* [Goal of the exercise] Of all the lines here, how many include the string "this"? Answer with the number only.
[begin Input rows]
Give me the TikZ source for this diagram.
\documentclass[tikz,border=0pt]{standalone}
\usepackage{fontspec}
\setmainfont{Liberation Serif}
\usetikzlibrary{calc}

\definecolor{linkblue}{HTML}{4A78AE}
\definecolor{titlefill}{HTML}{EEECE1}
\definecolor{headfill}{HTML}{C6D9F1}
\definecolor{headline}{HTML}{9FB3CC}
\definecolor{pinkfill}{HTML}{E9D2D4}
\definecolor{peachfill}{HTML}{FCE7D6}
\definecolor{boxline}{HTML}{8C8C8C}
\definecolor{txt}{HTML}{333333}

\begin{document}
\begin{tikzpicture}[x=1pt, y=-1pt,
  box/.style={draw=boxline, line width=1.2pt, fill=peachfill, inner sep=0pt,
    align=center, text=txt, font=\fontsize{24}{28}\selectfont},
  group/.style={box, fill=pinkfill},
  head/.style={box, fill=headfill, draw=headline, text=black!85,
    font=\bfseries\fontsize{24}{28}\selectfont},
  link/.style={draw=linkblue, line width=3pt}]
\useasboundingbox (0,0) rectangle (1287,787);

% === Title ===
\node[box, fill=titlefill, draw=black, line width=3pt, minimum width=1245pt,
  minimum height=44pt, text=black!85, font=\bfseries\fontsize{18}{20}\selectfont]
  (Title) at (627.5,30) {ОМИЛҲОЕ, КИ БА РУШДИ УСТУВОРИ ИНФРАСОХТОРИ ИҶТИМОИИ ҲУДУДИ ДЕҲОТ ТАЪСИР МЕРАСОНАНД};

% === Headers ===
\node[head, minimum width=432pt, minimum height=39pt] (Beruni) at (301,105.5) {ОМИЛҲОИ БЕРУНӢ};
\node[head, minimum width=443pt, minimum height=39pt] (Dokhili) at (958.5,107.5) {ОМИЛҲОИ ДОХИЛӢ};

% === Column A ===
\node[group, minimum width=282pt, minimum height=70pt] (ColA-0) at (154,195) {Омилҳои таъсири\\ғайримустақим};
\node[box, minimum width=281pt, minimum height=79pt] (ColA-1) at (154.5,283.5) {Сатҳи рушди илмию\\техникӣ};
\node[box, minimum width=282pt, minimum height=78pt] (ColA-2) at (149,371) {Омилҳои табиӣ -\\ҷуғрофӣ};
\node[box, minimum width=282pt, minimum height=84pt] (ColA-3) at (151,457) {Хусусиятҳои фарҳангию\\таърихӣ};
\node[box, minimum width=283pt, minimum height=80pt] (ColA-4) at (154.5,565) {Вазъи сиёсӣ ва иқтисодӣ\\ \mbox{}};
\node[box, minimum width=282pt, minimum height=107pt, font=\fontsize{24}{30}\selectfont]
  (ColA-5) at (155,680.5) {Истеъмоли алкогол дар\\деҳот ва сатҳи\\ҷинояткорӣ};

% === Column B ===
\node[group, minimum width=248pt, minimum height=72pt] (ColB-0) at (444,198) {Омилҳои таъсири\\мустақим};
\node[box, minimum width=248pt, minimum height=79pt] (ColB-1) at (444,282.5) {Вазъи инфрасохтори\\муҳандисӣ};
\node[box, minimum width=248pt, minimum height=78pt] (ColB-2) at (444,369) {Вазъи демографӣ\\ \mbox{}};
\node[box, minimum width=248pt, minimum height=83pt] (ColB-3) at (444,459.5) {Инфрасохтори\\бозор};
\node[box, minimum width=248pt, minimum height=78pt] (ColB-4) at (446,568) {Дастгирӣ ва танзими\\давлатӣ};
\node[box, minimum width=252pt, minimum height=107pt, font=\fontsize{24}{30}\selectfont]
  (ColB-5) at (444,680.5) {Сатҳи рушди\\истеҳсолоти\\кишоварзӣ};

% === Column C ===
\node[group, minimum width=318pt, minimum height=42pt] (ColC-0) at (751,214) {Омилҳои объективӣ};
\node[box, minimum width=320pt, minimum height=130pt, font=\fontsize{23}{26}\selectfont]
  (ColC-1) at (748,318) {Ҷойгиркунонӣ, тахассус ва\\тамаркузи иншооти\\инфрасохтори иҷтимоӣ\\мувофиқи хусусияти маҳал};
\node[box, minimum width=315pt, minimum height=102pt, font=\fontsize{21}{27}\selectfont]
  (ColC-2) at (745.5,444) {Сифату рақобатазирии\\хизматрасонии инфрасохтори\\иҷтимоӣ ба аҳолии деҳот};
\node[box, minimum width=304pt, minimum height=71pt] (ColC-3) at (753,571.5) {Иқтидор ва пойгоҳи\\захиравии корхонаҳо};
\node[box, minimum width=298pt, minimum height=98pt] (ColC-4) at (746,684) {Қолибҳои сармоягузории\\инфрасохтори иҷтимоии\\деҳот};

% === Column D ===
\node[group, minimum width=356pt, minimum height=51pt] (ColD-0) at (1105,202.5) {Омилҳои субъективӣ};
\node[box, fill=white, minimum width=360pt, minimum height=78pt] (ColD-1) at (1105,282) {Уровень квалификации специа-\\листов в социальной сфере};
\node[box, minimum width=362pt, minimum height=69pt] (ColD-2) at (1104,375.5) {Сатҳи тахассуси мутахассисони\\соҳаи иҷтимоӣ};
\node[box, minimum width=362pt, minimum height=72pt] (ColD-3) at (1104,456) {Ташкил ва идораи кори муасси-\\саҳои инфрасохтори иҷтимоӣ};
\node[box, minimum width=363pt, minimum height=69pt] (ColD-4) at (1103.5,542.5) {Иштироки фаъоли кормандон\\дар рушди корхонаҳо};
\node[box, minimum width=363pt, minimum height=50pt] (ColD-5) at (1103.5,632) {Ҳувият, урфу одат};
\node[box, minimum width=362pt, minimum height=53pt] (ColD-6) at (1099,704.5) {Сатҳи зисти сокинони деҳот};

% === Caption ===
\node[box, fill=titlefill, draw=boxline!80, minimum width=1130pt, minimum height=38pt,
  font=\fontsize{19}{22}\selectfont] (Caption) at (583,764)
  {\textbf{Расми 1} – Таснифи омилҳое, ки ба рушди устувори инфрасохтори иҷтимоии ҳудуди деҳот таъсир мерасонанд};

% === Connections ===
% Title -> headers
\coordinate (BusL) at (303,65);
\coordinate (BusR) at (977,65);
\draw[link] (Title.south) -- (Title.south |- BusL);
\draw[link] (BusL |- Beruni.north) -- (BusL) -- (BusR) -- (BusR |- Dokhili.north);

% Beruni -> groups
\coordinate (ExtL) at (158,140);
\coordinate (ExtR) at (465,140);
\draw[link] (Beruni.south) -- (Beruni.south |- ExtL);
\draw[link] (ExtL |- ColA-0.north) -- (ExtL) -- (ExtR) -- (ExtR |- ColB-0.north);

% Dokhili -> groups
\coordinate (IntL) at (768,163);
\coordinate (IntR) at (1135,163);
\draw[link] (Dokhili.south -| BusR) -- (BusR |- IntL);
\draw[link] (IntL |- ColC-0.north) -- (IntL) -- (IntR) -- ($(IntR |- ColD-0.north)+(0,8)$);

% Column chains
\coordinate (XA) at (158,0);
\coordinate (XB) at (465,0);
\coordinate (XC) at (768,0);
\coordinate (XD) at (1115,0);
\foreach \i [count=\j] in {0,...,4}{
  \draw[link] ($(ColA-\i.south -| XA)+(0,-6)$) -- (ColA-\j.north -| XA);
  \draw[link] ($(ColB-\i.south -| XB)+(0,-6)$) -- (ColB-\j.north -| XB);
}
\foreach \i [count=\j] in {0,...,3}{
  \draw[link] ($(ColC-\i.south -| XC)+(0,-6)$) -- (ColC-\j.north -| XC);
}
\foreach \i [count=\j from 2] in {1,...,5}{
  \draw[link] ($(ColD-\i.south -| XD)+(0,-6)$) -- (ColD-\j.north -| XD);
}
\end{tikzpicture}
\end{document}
[end Input rows]
[begin Input rows]
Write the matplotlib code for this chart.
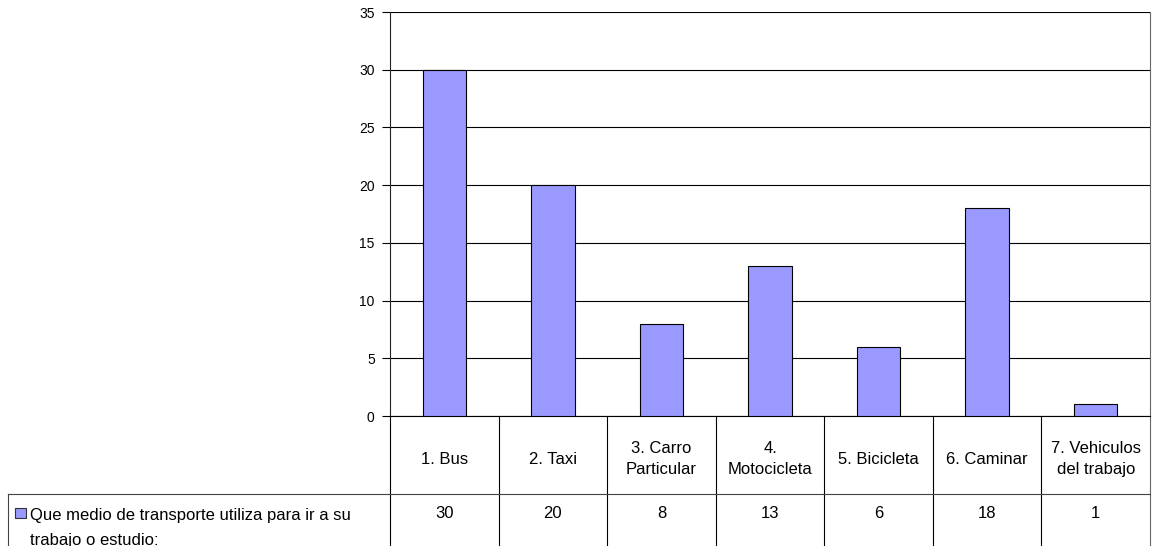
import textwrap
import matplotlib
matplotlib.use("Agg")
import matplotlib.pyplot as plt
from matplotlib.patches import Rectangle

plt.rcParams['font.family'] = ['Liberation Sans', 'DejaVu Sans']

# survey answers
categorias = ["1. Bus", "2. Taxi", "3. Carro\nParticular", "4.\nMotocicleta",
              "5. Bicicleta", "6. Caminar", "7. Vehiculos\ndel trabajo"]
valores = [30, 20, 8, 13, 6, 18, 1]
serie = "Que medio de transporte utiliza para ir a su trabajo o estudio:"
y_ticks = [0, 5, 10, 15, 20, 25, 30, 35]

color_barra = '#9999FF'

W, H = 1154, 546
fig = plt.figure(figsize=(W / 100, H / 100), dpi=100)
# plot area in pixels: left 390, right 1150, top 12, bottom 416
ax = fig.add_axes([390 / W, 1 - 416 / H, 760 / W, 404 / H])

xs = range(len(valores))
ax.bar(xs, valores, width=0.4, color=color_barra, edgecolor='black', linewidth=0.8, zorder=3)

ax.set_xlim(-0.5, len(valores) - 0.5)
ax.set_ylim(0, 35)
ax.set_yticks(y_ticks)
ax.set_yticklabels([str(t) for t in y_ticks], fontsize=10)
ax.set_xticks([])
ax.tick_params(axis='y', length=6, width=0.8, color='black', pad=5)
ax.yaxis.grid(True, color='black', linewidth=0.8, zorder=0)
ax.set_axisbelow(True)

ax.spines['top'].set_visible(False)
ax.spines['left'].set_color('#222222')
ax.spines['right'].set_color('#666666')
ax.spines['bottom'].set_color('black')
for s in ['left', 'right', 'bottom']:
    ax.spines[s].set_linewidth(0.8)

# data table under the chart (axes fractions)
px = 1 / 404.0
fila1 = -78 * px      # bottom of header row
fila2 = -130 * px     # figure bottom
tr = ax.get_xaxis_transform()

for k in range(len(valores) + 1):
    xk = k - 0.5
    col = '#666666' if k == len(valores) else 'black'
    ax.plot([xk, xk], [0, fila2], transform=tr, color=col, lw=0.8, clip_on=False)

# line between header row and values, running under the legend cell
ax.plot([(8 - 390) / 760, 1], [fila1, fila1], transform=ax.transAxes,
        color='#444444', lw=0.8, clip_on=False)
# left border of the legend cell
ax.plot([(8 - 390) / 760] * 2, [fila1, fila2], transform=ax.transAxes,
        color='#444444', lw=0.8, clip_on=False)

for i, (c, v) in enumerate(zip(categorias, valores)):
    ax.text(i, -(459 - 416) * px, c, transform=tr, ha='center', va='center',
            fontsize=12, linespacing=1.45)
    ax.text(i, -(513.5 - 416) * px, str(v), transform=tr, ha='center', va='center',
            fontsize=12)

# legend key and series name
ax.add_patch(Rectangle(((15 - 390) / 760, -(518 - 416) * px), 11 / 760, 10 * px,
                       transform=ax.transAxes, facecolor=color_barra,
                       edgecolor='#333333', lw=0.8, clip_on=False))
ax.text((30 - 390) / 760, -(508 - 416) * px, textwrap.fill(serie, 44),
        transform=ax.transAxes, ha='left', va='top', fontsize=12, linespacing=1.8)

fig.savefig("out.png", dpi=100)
[end Input rows]
* [Response] 2